The next stop on the itinerary was the Shinjuku Batting Centre. I think I’ve been to a batting cage only once before, maybe 10 years ago. I haven’t played organized baseball since Little League, and am a fan of the sport only in the loosest sense. But going to a batting cage in Japan seemed like fun, and I was still cold and wet and needed to move around. Located outside, but with an overhang above the batter’s box to keep things dry, the cage was empty but for a young couple a few stalls down. I put ¥300 ($2.52) into a machine, which got me 22 balls, and selected from three speeds–100km/hr, 90 or 80. I chose 80…a pretty tepid 50 mph. Regardless, I didn’t exactly look like Big Panda out there. Or maybe I did, but not for the right reasons. Foul tips, no tips at all. Things started to click in my third go-round, though, and any time I was able to get one to the back netting a shower of rain splashed down. I decided to stop before things went south again. 

With that particular adolescent itch scratched, I decided to class it up some with a trip to Shinjuku Gyoen National Garden. Carved out of 144 acres of some of the most expensive real estate in Asia, the garden was completed in 1906 as an imperial garden. 

It was almost completely destroyed during World War II, but after was rebuilt and opened to the public. Today, it costs a nominal sum–about $1.65–to tour the grounds. 

“It’s so beautiful I want to stab my eyes out.” That’s what Trish, a friend of ours, said to my partner Ada one time while driving around Washington State. I kind of feel the same way about Shinjuku Gyoen. 

My first stop was the greenhouse, which is currently–and maybe always, I don’t know–hosting a display of orchids that is nothing short of awesome. There are dozens of varieties there, most or all individually potted, with names like Volcano Trick, Trianae the President, Andean Fire, Pirate King, and Love Call Sophia. A small rock pond runs through the greenhouse, with an elevated bridge looking down over several large lily pads. 

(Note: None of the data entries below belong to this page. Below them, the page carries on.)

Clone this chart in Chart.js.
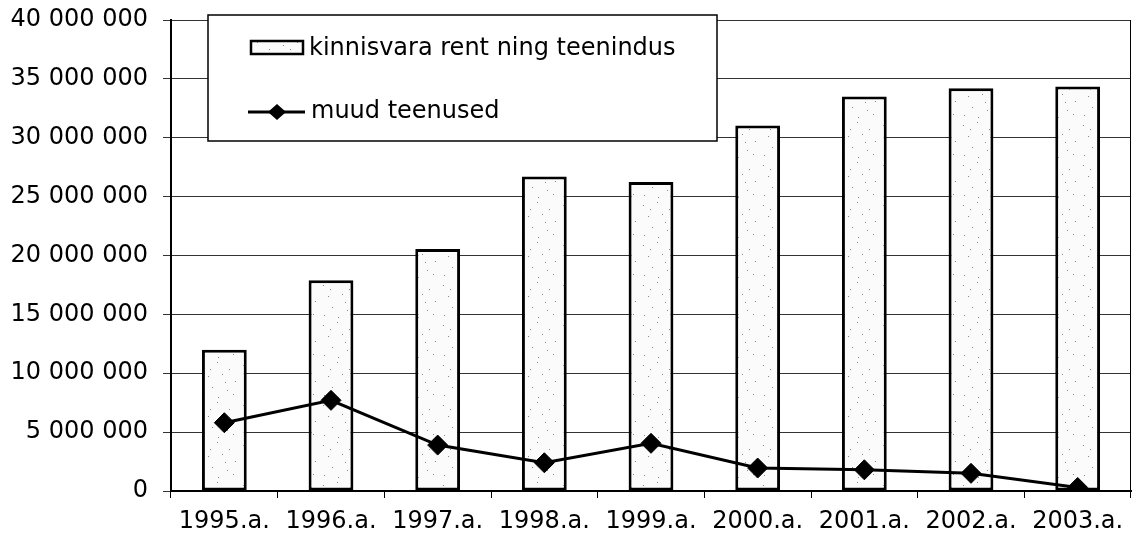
<!DOCTYPE html>
<html>
<head>
<meta charset="utf-8">
<script src="https://cdn.jsdelivr.net/npm/chart.js@4/dist/chart.umd.min.js"></script>
<style>
  body { margin: 0; background: #fff; }
  #wrap { width: 1133px; height: 544px; }
</style>
</head>
<body>
<div id="wrap"><canvas id="graafik"></canvas></div>
<script>
// Andmed
const aastad = ['1995.a.', '1996.a.', '1997.a.', '1998.a.', '1999.a.', '2000.a.', '2001.a.', '2002.a.', '2003.a.'];
const kinnisvara = [12000000, 17900000, 20550000, 26700000, 26250000, 31050000, 33500000, 34200000, 34350000];
const muudTeenused = [5800000, 7700000, 3900000, 2400000, 4050000, 1950000, 1800000, 1500000, 300000];
const yMax = 40000000;
const ySamm = 5000000;

const silt1 = 'kinnisvara rent ning teenindus';
const silt2 = 'muud teenused';
const font = 'DejaVu Sans';

// Täpiline täide tulpadele (kindlad punktid)
function teeMuster() {
  const c = document.createElement('canvas');
  c.width = 40; c.height = 40;
  const g = c.getContext('2d');
  g.fillStyle = '#fbfbfb';
  g.fillRect(0, 0, 40, 40);
  g.fillStyle = '#8a8a8a';
  const punktid = [[3,5],[17,2],[29,9],[8,16],[22,14],[35,21],[12,27],[27,30],[4,35],[18,37],[33,34],[25,22],[10,9]];
  punktid.forEach(([x, y]) => g.fillRect(x, y, 1, 1));
  return g.createPattern(c, 'repeat');
}
const muster = teeMuster();

function vorming(v) {
  return String(v).replace(/\B(?=(\d{3})+(?!\d))/g, ' ');
}

// Legend kastis + parem äär
const legendPlugin = {
  id: 'kastiLegend',
  afterDraw(chart) {
    const ctx = chart.ctx;
    const a = chart.chartArea;
    ctx.save();
    // parem äär
    ctx.strokeStyle = '#000';
    ctx.lineWidth = 1;
    ctx.beginPath();
    ctx.moveTo(a.right - 0.5, a.top);
    ctx.lineTo(a.right - 0.5, a.bottom);
    ctx.stroke();

    // kast
    ctx.fillStyle = '#fff';
    ctx.fillRect(208, 15, 509, 126);
    ctx.lineWidth = 1.5;
    ctx.strokeRect(208, 15, 509, 126);

    // tulba näidis
    ctx.fillStyle = muster;
    ctx.fillRect(251, 41, 52, 13);
    ctx.lineWidth = 2.5;
    ctx.strokeRect(251, 41, 52, 13);

    // joone näidis
    ctx.lineWidth = 3;
    ctx.beginPath();
    ctx.moveTo(248, 112);
    ctx.lineTo(305, 112);
    ctx.stroke();
    ctx.fillStyle = '#000';
    ctx.beginPath();
    ctx.moveTo(277, 104);
    ctx.lineTo(286, 112);
    ctx.lineTo(277, 120);
    ctx.lineTo(268, 112);
    ctx.closePath();
    ctx.fill();

    ctx.font = '24px "' + font + '"';
    ctx.textBaseline = 'middle';
    ctx.textAlign = 'left';
    ctx.fillText(silt1, 309, 49);
    ctx.fillText(silt2, 311, 112);
    ctx.restore();
  }
};

new Chart(document.getElementById('graafik'), {
  type: 'bar',
  data: {
    labels: aastad,
    datasets: [
      {
        type: 'line',
        label: silt2,
        data: muudTeenused,
        borderColor: '#000',
        backgroundColor: '#000',
        borderWidth: 3,
        pointStyle: 'rectRot',
        pointRadius: 10,
        pointBorderWidth: 1,
        tension: 0,
        order: 0
      },
      {
        label: silt1,
        data: kinnisvara,
        backgroundColor: muster,
        borderColor: '#000',
        borderWidth: 3,
        borderSkipped: false,
        barPercentage: 0.42,
        categoryPercentage: 1,
        order: 1
      }
    ]
  },
  options: {
    responsive: true,
    maintainAspectRatio: false,
    animation: false,
    layout: { autoPadding: false, padding: { top: 20, right: 2, left: 0, bottom: 0 } },
    plugins: {
      legend: { display: false },
      tooltip: { enabled: false }
    },
    scales: {
      x: {
        offset: true,
        grid: { drawOnChartArea: false, drawTicks: true, tickLength: 7, color: '#000' },
        border: { color: '#000', width: 2 },
        ticks: { color: '#000', padding: 9, maxRotation: 0, font: { family: font, size: 24 } },
        afterFit(scale) {
          scale.height = 53;
          scale.paddingLeft = 0;
          scale.paddingRight = 0;
        }
      },
      y: {
        min: 0,
        max: yMax,
        grid: { color: '#333', lineWidth: 1, tickLength: 8 },
        border: { color: '#000', width: 2 },
        ticks: {
          stepSize: ySamm,
          color: '#000',
          padding: 15,
          font: { family: font, size: 24 },
          callback: (v) => vorming(v)
        },
        afterFit(scale) {
          scale.width = 171;
          scale.paddingTop = 0;
          scale.paddingBottom = 0;
        }
      }
    }
  },
  plugins: [legendPlugin]
});
</script>
</body>
</html>
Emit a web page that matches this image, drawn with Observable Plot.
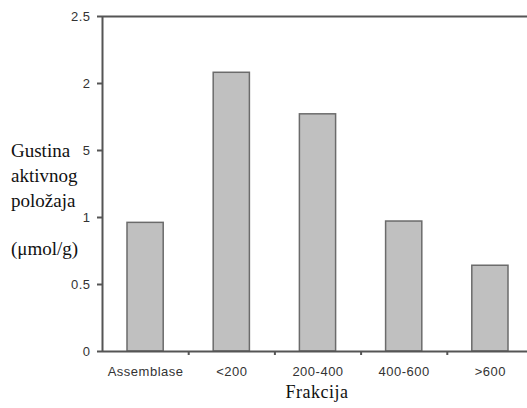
<!DOCTYPE html>
<html>
<head>
<meta charset="utf-8">
<script src="https://cdn.jsdelivr.net/npm/d3@7"></script>
<script src="https://cdn.jsdelivr.net/npm/@observablehq/plot@0.6"></script>
<style>
  html, body { margin: 0; padding: 0; background: white; overflow: hidden; }
  #wrap { position: relative; width: 527px; height: 408px; }
  .yl { position: absolute; left: 11px; font-family: "Liberation Serif", "Times New Roman", serif; font-size: 19px; line-height: 25px; color: #111; white-space: nowrap; }
  #g1 { background: white; padding-right: 12px; }
  #chart svg text { letter-spacing: 0.5px; }
</style>
</head>
<body>
<div id="wrap">
  <div id="chart"></div>
  <div class="yl" id="g1" style="top:138px">Gustina</div>
  <div class="yl" style="top:163px">aktivnog</div>
  <div class="yl" style="top:188px">položaja</div>
  <div class="yl" style="top:236px">(μmol/g)</div>
</div>
<script>
const categories = ["Assemblase", "<200", "200-400", "400-600", ">600"];
const values = [0.96, 2.08, 1.77, 0.97, 0.64];
const yTicks = [0, 0.5, 1, 1.5, 2, 2.5];
const yTickLabels = ["0", "0.5", "1", "1.5", "2", "2.5"];
const xTitle = "Frakcija";

const data = categories.map((c, i) => ({c, i, v: values[i]}));
const centers = categories.map((c, i) => i + 0.5);
const bounds = categories.slice(1).map((c, i) => i + 1);

const chart = Plot.plot({
  width: 527,
  height: 408,
  marginLeft: 102,
  marginRight: 0,
  marginTop: 16,
  marginBottom: 57,
  x: {domain: [0, categories.length], range: [102, 533], axis: null},
  y: {domain: [0, 2.5], axis: null},
  style: {fontFamily: "'Liberation Sans', Arial, sans-serif", fontSize: "13px", color: "#333", background: "white"},
  marks: [
    Plot.rectY(data, {x1: d => d.i + 0.29, x2: d => d.i + 0.71, y: "v", fill: "#c0c0c0", stroke: "#6b6b6b", strokeWidth: 1.5}),
    Plot.ruleY([0, 2.5], {stroke: "#555", strokeWidth: 2}),
    Plot.ruleX([0], {stroke: "#555", strokeWidth: 2}),
    Plot.axisY({ticks: yTicks, tickFormat: (d, i) => yTickLabels[yTicks.indexOf(d)], tickSize: 5, tickPadding: 7, stroke: "#555", strokeWidth: 2, label: null}),
    Plot.axisX({ticks: bounds, tickFormat: () => "", tickSize: 4, stroke: "#555", strokeWidth: 2, label: null}),
    Plot.axisX({ticks: centers, tickFormat: d => categories[Math.floor(d)], tickSize: 0, tickPadding: 15, label: null}),
    Plot.text([xTitle], {frameAnchor: "bottom", dx: 2, dy: 46, fontFamily: "'Liberation Serif', 'Times New Roman', serif", fontSize: 18, fill: "#111"})
  ]
});
document.getElementById("chart").appendChild(chart);
</script>
</body>
</html>
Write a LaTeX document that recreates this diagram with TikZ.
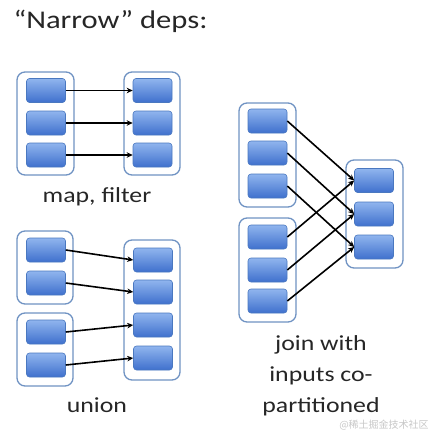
\documentclass[tikz,border=0pt]{standalone}
\usepackage{fontspec}
\setmainfont{Carlito}[FakeStretch=1.2]
\newfontfamily\cjkfont{Noto Sans CJK SC}
\usetikzlibrary{arrows.meta}
\definecolor{partTop}{HTML}{90B5EE}
\definecolor{partBot}{HTML}{3F70CD}
\definecolor{partEdge}{HTML}{4A78C0}
\definecolor{rddEdge}{HTML}{7093C3}
\definecolor{labelGray}{HTML}{262626}

\begin{document}
\begin{tikzpicture}[>=Stealth, x=1pt, y=-1pt]
\tikzset{
    rdd/.style={rectangle, draw=rddEdge, line width=1.3pt, rounded corners=8pt, fill=white, inner sep=0pt},
    part/.style={rectangle, draw=partEdge, line width=0.6pt, rounded corners=3pt, top color=partTop, bottom color=partBot, minimum width=39pt, minimum height=24pt, inner sep=0pt},
    dep/.style={-{Stealth[length=6pt, width=5.5pt]}, line width=1.6pt},
    lbl/.style={text=labelGray, font=\fontsize{21.5}{31}\selectfont}
}
\useasboundingbox (0,0) rectangle (428,434);

% --- Title ---
\node (Title) at (10,21) [anchor=west, text=labelGray, font=\fontsize{25.5}{30}\selectfont] {“Narrow” deps:};

% --- map, filter (top left) ---
\node (MapL) at (45.5,123.5) [rdd, minimum width=57pt, minimum height=103pt] {};
\node (MapR) at (152,123.5) [rdd, minimum width=56pt, minimum height=103pt] {};
\node (MapL1) at (46,90.5) [part] {};
\node (MapL2) at (46,123) [part] {};
\node (MapL3) at (46,155) [part] {};
\node (MapR1) at (152.5,90.5) [part] {};
\node (MapR2) at (152.5,123) [part] {};
\node (MapR3) at (152.5,155) [part] {};

\draw[dep] (MapL1.east) -- (MapR1.west);
\draw[dep] (MapL2.east) -- (MapR2.west);
\draw[dep] (MapL3.east) -- (MapR3.west);
\node (MapLbl) at (97,197) [lbl] {map, filter};

% --- union (bottom left) ---
\node (UniLa) at (45,267.5) [rdd, minimum width=56pt, minimum height=73pt] {};
\node (UniLb) at (45,349.5) [rdd, minimum width=56pt, minimum height=73pt] {};
\node (UniR) at (152,310) [rdd, minimum width=56pt, minimum height=140pt] {};
\node (UniL1) at (46,250) [part] {};
\node (UniL2) at (46,283) [part] {};
\node (UniL3) at (46,332) [part] {};
\node (UniL4) at (46,365) [part] {};
\node (UniR1) at (153,260) [part] {};
\node (UniR2) at (153,292) [part] {};
\node (UniR3) at (153,325) [part] {};
\node (UniR4) at (153,358) [part] {};

\draw[dep] (UniL1.east) -- (UniR1.west);
\draw[dep] (UniL2.east) -- (UniR2.west);
\draw[dep] (UniL3.east) -- (UniR3.west);
\draw[dep] (UniL4.east) -- (UniR4.west);
\node (UniLbl) at (97,405) [lbl] {union};

% --- join with inputs co-partitioned (right) ---
\node (JoinLa) at (267.5,155) [rdd, minimum width=57pt, minimum height=104pt] {};
\node (JoinLb) at (267.5,270) [rdd, minimum width=57pt, minimum height=104pt] {};
\node (JoinR) at (374.5,214) [rdd, minimum width=57pt, minimum height=108pt] {};
\node (JoinA1) at (267.5,121) [part] {};
\node (JoinA2) at (267.5,153) [part] {};
\node (JoinA3) at (267.5,186) [part] {};
\node (JoinB1) at (267.5,237) [part] {};
\node (JoinB2) at (267.5,270) [part] {};
\node (JoinB3) at (267.5,301) [part] {};
\node (JoinR1) at (374,180.5) [part] {};
\node (JoinR2) at (374,214) [part] {};
\node (JoinR3) at (374,247) [part] {};

\draw[dep] (JoinA1.east) -- (JoinR1.west);
\draw[dep] (JoinA2.east) -- (JoinR2.west);
\draw[dep] (JoinA3.east) -- (JoinR3.west);
\draw[dep] (JoinB1.east) -- (JoinR1.west);
\draw[dep] (JoinB2.east) -- (JoinR2.west);
\draw[dep] (JoinB3.east) -- (JoinR3.west);
\node (JoinLbl) at (321,376) [lbl, align=center] {join with\\inputs co-\\partitioned};

% watermark
\node (Mark) at (384,425) [text=black!22, font=\cjkfont\fontsize{10}{12}\selectfont] {@稀土掘金技术社区};
\end{tikzpicture}
\end{document}
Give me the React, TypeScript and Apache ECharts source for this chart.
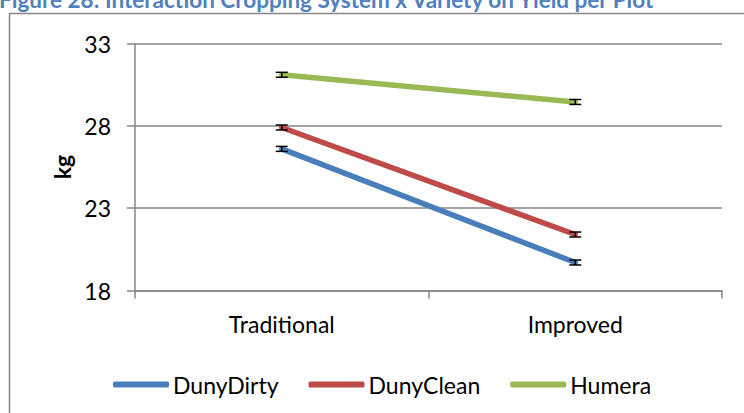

Outside, Tulip trees, Himalayan cedars, Japanese maples and weeping cherry trees line paved pathways that progress through more than a dozen ponds and water features. A French formal garden abuts a traditional English landscape garden, and all of it is framed by gray silhouettes of skyscrapers in the distance. 

On this day, families and young couples kept out of the rain in large stone gazebos. As I took some photos, an elderly couple sat next to me, eating hot dogs on sticks and drinking sake they’d brought with them. 

That made me hungry, and thirsty, and so I found my way out of the garden and walked north again. Up 10 blocks, on another bent sidestreet–Tokyo has to be one of the most impossible cities to navigate, with no semblance of a grid system and few street signs–I found 2-Chome Tsukemen Gachi. The place was rough around the edges. Not much matched in terms of furniture or decor, the latter of which consisted primarily of the odd Guinness or Budweiser sign, strange since the place offered neither. A few locals sat at a counter that overlooked a tiny, sunken kitchen that sported a makeshift corrugated-steel range hood. 

Tsukemen is a type of ramen, but instead of the broth being poured over the noodles, dry noodles are served with a thick dipping broth. This was not only my introduction to tsukemen, but also to paying for food at a restaurant via vending machine. 

Put your money in, choose one of the nine dishes on offer, take the ticket that shoots out and bring it to the gentlemen at the front counter. At Gachi, there were five drinks options, too: Coca-Cola, Corona (bottle), a lager called Kirin Heartland (bottle), Heineken (draft), or a highball, which in Japan is an actual drink (in this case, Four Roses bourbon and soda, though it sounded like it varies) and not just a type of glass. I got the Heartland. 

My Sio DX was delivered soon after the drink, and if you enjoy large portions, this is your place. On the noodles sat an enormous deep-fried chicken breast, a soy-sauce-marinated soft-boiled egg, and something else, also deep fried, that I couldn’t identify. Putting aside a general dislike of eating noodles in public, I dug in as a Michael Jackson-only soundtrack was piped overhead. I’m positive I’m not qualified to judge the vagaries of ramen, but it tasted pretty terrific to me.

Twenty minutes later, with my blood-glucose level at dangerous extremes, I thanked the staff and hit the streets again. 
By now the rain was gone and the late-afternoon sun was being reflected by the westward-facing windows of the buildings overhead. The streets were becoming more crowded by the minute. It was a good time to go home for a nap.